Usually well before work, while enjoying a morning cup of coffee i will put on some non-distracting music and lay on the couch. Then I close my eyes and focus purely on the climb and the mountain. I try to visualize and feel everything...the cold, my breathing, the weight of my pack, snow crystals forming on my face. I try and imagine timeframes for different fast will I be able to get to the first alcove if the snow is firm and fast? What if it is deep? How will that change our outcome? Where will the cruxes be and how will I feel when I get to them? Then I try to visualize myself climbing fast, strong and confidently, observing from both the first and third person perspectives. In my head I can look down from half way up a mountain that I have never even touched.

In my self-visualization process (which can range from five minutes to well over an hour), I try to focus only on success. I do not stop until I have successfully completed a positive visualization.

In my head I have already climbed our intended route a thousand times. I can close my eyes and see a burned in picture of our route. I remember where critical rocks and snow gullies are. I feel 'more' comfortable with our mission.

That said, I still have fear and apprehension. I dream about our climb all the time. There is definitely something to be said about the practice of self-visualization. While it didn't make me hit a baseball any better as a kid, I am quite confident that it has prepared me to approach our upcoming climb with more familiarity and a measure of mental fortitude that I have not had on previous endeavors. Some of these times have suddenly become so intense that they feel like a vivid dream. It has been a unique approach to climbing that I've never explored before. I have no doubt that it will make me more comfortable, familiar and most of all, confident on our upcoming climbs in the Revelations.

Tuesday, March 2, 2010

Spring Ain't Far Away!

Spring ain't far away. And that can mean only one thing...climbing in "The Range!"

The whole intense training aspect of climbing has always been something I've more or less taken lightly. A little weight lifting here, some mountain hiking there, throw in some overnight climbs, lots of ice climbing and pulling on plastic and that's about it.
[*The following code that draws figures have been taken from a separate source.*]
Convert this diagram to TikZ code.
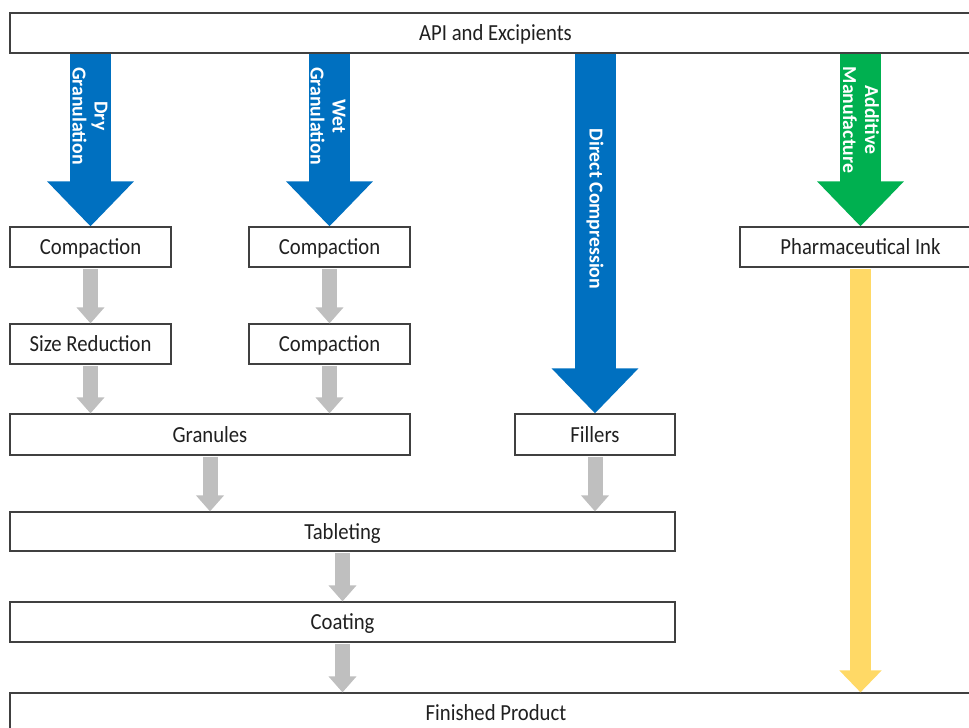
\documentclass[tikz,border=0pt]{standalone}
\usepackage{fontspec}
\setmainfont{Carlito}
\newfontfamily\boxfont{Carlito}[FakeStretch=0.9]
\usetikzlibrary{arrows.meta}

\definecolor{flowblue}{RGB}{0,112,192}
\definecolor{flowgreen}{RGB}{0,176,80}
\definecolor{flowyellow}{RGB}{255,217,102}
\definecolor{flowgray}{RGB}{191,191,191}
\definecolor{edgegray}{RGB}{64,64,64}
\definecolor{inkdark}{RGB}{32,32,32}

\begin{document}
\begin{tikzpicture}[x=1pt,y=-1pt,
  box/.style={draw=edgegray, line width=1.2pt, fill=white, inner sep=0pt,
    minimum height=40pt, text height=20pt, text depth=5pt, text=inkdark,
    font=\boxfont\fontsize{23}{27}\selectfont},
  bigroute/.style={line width=41pt, -{Triangle[width=84pt,length=45pt]}},
  minorroute/.style={flowgray, line width=15pt, shorten <=1.5pt,
    -{Triangle[width=27pt,length=16pt]}},
  inkroute/.style={flowyellow, line width=21pt, shorten <=1.5pt,
    -{Triangle[width=41pt,length=22pt]}},
  routelabel/.style={text=white, rotate=-90, align=center, inner sep=0pt,
    font=\bfseries\fontsize{19.8}{22}\selectfont}
]
\useasboundingbox (0,0) rectangle (969,728);
\clip (0,0) rectangle (969,728);

% process boxes
\node[box, minimum width=971pt] (top) at (495.5,33) {API and Excipients};
\node[box, minimum width=161pt] (comp1) at (90.5,247) {Compaction};
\node[box, minimum width=161pt] (comp2) at (329.5,247) {Compaction};
\node[box, minimum width=241pt] (ink) at (860.5,247) {Pharmaceutical Ink};
\node[box, minimum width=161pt] (sizered) at (90.5,344) {Size Reduction};
\node[box, minimum width=161pt] (comp3) at (329.5,344) {Compaction};
\node[box, minimum width=400pt, minimum height=41pt] (granules) at (210,434.5) {Granules};
\node[box, minimum width=160pt, minimum height=41pt] (fillers) at (595,434.5) {Fillers};
\node[box, minimum width=665pt, minimum height=39pt] (tablet) at (342.5,531.5) {Tableting};
\node[box, minimum width=665pt] (coat) at (342.5,622) {Coating};
\node[box, minimum width=972pt] (final) at (496,713) {Finished Product};

% main manufacturing routes
\draw[bigroute, flowblue] (comp1.north |- top.south) -- (comp1.north);
\draw[bigroute, flowblue] (comp2.north |- top.south) -- (comp2.north);
\draw[bigroute, flowblue] (fillers.north |- top.south) -- (fillers.north);
\draw[bigroute, flowgreen] (ink.north |- top.south) -- (ink.north);

\node[routelabel] (dry) at (90,116) {Dry\\Granulation};
\node[routelabel] (wet) at (328,116) {Wet\\Granulation};
\node[routelabel] (direct) at (595,209) {Direct Compression};
\node[routelabel] (additive) at (861,120) {Additive\\Manufacture};

% intermediate steps
\draw[minorroute] (comp1.south) -- (sizered.north);
\draw[minorroute] (comp2.south) -- (comp3.north);
\draw[minorroute] (sizered.south) -- (sizered.south |- granules.north);
\draw[minorroute] (comp3.south) -- (comp3.south |- granules.north);
\draw[minorroute] (granules.south) -- (granules.south |- tablet.north);
\draw[minorroute] (fillers.south) -- (fillers.south |- tablet.north);
\draw[minorroute] (tablet.south) -- (coat.north);
\draw[minorroute] (coat.south) -- (coat.south |- final.north);
\draw[inkroute] (ink.south) -- (ink.south |- final.north);
\end{tikzpicture}
\end{document}
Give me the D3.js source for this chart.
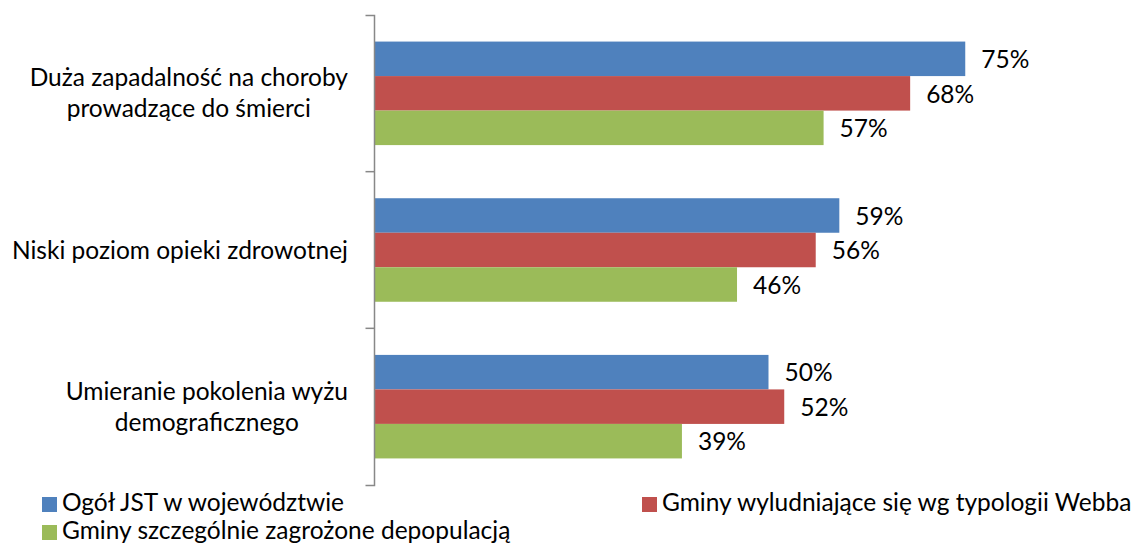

As I progress as a climber (see: get beat like a redheaded stepchild in Yosemite, snow turtle up 11,300 in a winter snow pack, and wish I had a little more endurance on day three)...I start to see the importance of a higher level of intensity training.

Lucky me! This year a trainer from the Alaska Rock Gym started doing a type of mountain training class twice a week. Now I've done plenty of Mountain Athlete's workouts before, the high intensity circuit training meant to tax the body. It's a lot of mid-to-high rep, high set work outs done in a mostly rapid time frame. See: you end up throwing up in your mouth on occasion.

The difference between my own personal workouts and the ones put on by Mike Barcom of ARG is huge. See: I'm lazy and weights are heavy. If I do the workout on my own it's easy to take an extra 10-15 seconds and catch a few breaths. When Mike is coaching and you're trying to keep up with some guy next to you, you get a momentum that is hard (for me anyways) to achieve solo.

So it's been about five weeks since I've started the group workouts and I can confidently say that I am feeling significantly stronger. In the next five weeks I will step it up significantly, throwing in more and more cardio before tapering off. After all, We fly out to the Revelations in a mere six weeks.

On that note...

I am absolutely stoked out of my frickin' mind to announce that Seth and I just received the 2010 McNeill-Nott Award. The committee awarded us a grant in the ungodly generous amount of $2000. Words cannot even begin to express our gratitude!

Without the support of grant programs like this and others, all under the American Alpine Club, there is no way we would be able to afford to pursue our dreams in remote areas.